In the works. Three alumni of The Wire, Jamie Hector (Marlo Stanfield), JD Williams (Bodie) and Hassan Johnson (Wee-Bay), are reuniting for An American in Hollywood, though, of course, they'll not be reprising the characters we know them best for. Jasmin has details at the Playlist.
Obits. "The production designer Syd Cain, who has died aged 93, was one of many behind-the-scenes professionals elevated to something like prominence by the worldwide interest in the James Bond films," writes Kim Newman in the Guardian. "An industry veteran who began work in British cinema as a draughtsman in 1947, contributing to the look of the gothic melodrama Uncle Silas, Cain is credited on a range of film and television projects, but remains best known for his work in various design capacities on the 007 series, from Dr No in 1962 to GoldenEye in 1995."

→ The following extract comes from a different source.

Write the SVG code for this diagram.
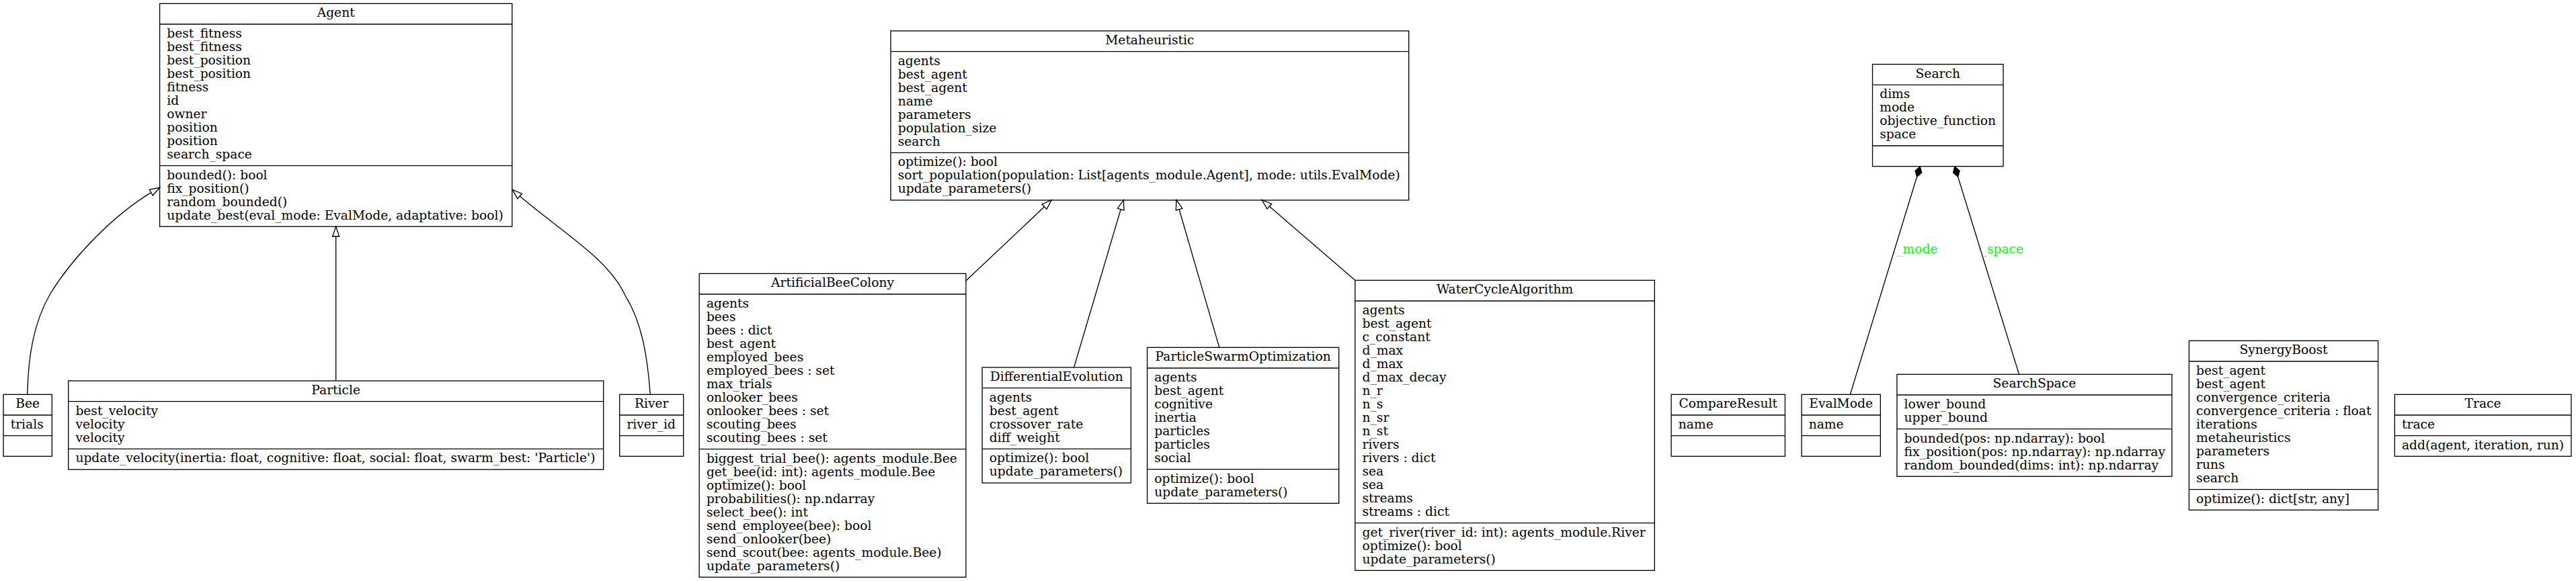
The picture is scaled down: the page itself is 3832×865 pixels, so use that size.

"Her mother was Loretta Young. Her father was Clark Gable." Paul Vitello in the New York Times: "Yet Judy Lewis spent her first 19 months in hideaways and orphanages, and the rest of her early life untangling a web of lies spun by a young mother hungry for stardom but unwilling to end her unwed pregnancy…. Ms Lewis, a former actress who died on Friday at the age of 76, was 31 before she discerned the scope of the falsehoods that cast her, a daughter of Hollywood royalty, into what she later described as a Cinderella-like childhood."